The goal of my project was to break the stereotype of Islam as a violent, sexist, barbaric religion. Religions have always been used by bad people to excuse actions that in all other scenarios would be considered immoral. To do this I made a collage on a foam board combining a Christian cross and a star and crescent, which has more recently become associated with Islam. I then used symbols of atrocities that were committed in the name of both of these religions. For Christianity I chose to represent the Christian defense for slavery in Europe and America (chained man), the persecution and killing of dissenters and people they believed to be evil or ‘witches’ (burning woman), the persecution of blacks which included lynching innocent black people in America (Ku Klux Klan member), and finally the crusades which were among the largest holy wars in history and killed countless innocent people (Templar shield). For Islam I chose to represent the two largest evils done in the name of Islam: the subjugation of women in countries like Saudi Arabia (woman in burqa) and terrorism/extremist violence (ISIS flag, ISIS soldier, Twin Towers). I then painted strong colors above and the word ‘transcend’ in the middle.

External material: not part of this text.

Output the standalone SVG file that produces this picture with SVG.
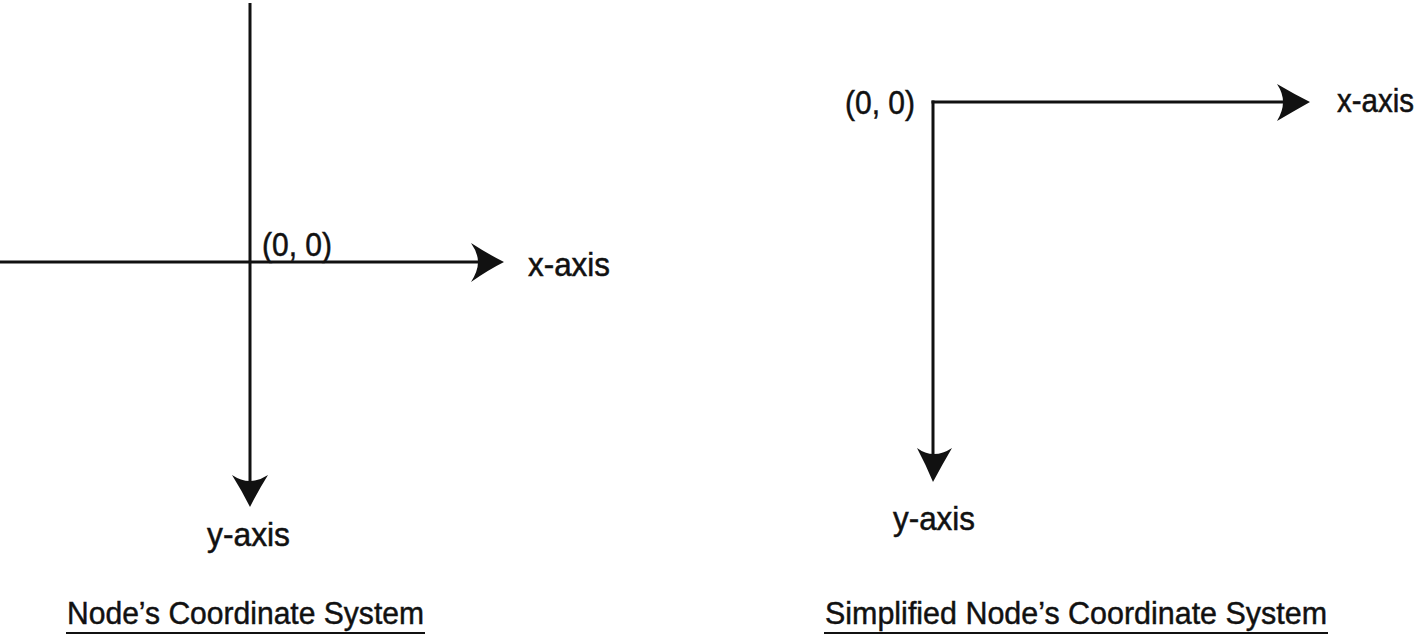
<svg xmlns="http://www.w3.org/2000/svg" width="1421" height="638" viewBox="0 0 1421 638">
<defs>
<style>
.ax{stroke:#111;stroke-width:3;fill:none}
.hd{fill:#111}
.t{font-family:"Liberation Sans",Arial,sans-serif;font-size:33px;fill:#111;stroke:#111;stroke-width:0.5}
.h{font-family:"Liberation Sans",Arial,sans-serif;font-size:31px;fill:#111;stroke:#111;stroke-width:0.45}
.u{stroke:#111;stroke-width:2}
</style>
</defs>
<rect width="1421" height="638" fill="#fff"/>
<g id="connectors">
<line class="ax" x1="0" y1="262" x2="485" y2="262"/>
<path class="hd" d="M504,262 Q488,254 471,243 Q478,253 478,262 Q478,271 471,282 Q488,270 504,262 Z"/>
<line class="ax" x1="250" y1="3" x2="250" y2="488"/>
<path class="hd" d="M250,507 Q242,491 232,475 Q241,481 250,481 Q259,481 268,475 Q258,491 250,507 Z"/>
<line class="ax" x1="931.5" y1="102" x2="1290" y2="102"/>
<path class="hd" d="M1310,102 Q1294,94 1277,84 Q1283,93 1283,102 Q1283,111 1277,121 Q1294,111 1310,102 Z"/>
<line class="ax" x1="933" y1="100.5" x2="933" y2="462"/>
<path class="hd" d="M933,482 Q926,465 917,448 Q925,454 934,454 Q943,454 952,448 Q942,465 933,482 Z"/>
</g>
<g id="left-system">
<text class="t" x="262" y="256" textLength="70" lengthAdjust="spacingAndGlyphs">(0, 0)</text>
<text class="t" x="528" y="276" textLength="82" lengthAdjust="spacingAndGlyphs">x-axis</text>
<text class="t" x="207" y="546" textLength="83" lengthAdjust="spacingAndGlyphs">y-axis</text>
<text class="h" x="67" y="624" textLength="357" lengthAdjust="spacingAndGlyphs">Node’s Coordinate System</text>
<line class="u" x1="66" y1="633" x2="425" y2="633"/>
</g>
<g id="right-system">
<text class="t" x="845" y="114" textLength="70" lengthAdjust="spacingAndGlyphs">(0, 0)</text>
<text class="t" x="1337" y="112" textLength="77" lengthAdjust="spacingAndGlyphs">x-axis</text>
<text class="t" x="893" y="530" textLength="82" lengthAdjust="spacingAndGlyphs">y-axis</text>
<text class="h" x="825" y="624" textLength="502" lengthAdjust="spacingAndGlyphs">Simplified Node’s Coordinate System</text>
<line class="u" x1="824" y1="633" x2="1328" y2="633"/>
</g>
</svg>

My message is that only by confronting and educating ourselves on these issues can we understand that bad people will always need an excuse for what they do, but we can recognize it and deny them that excuse. We can move above, or ‘transcend’ the long history of religious barbarisms and truly make all religions, not just Islam, a force for peace in the world through our own actions. While Islam may be the most in need of a reformation, that does not mean it is the only religion in need of one.
I was inspired to do this style of collage after seeing Mohammed Hindash’s work at FN Galleries.
Short Bio: I’m studying Finance and am now in my senior year at AUD. I am Canadian (from Toronto), but I am ethnically Palestinian. I grew up with a Muslim father and Christian mother so I feel I have a deep understanding of both religions on a personal level.
Kelsos. "Victims Of The Christian Faith." Christian Atrocities. Truth Be Known, n.d. Web. 06 June 2015.
Ali, Ayaan Hirsi. "Why Islam Needs a Reformation." WSJ. Wall Street Journal, 20 Mar. 2015. Web. 07 June 2015.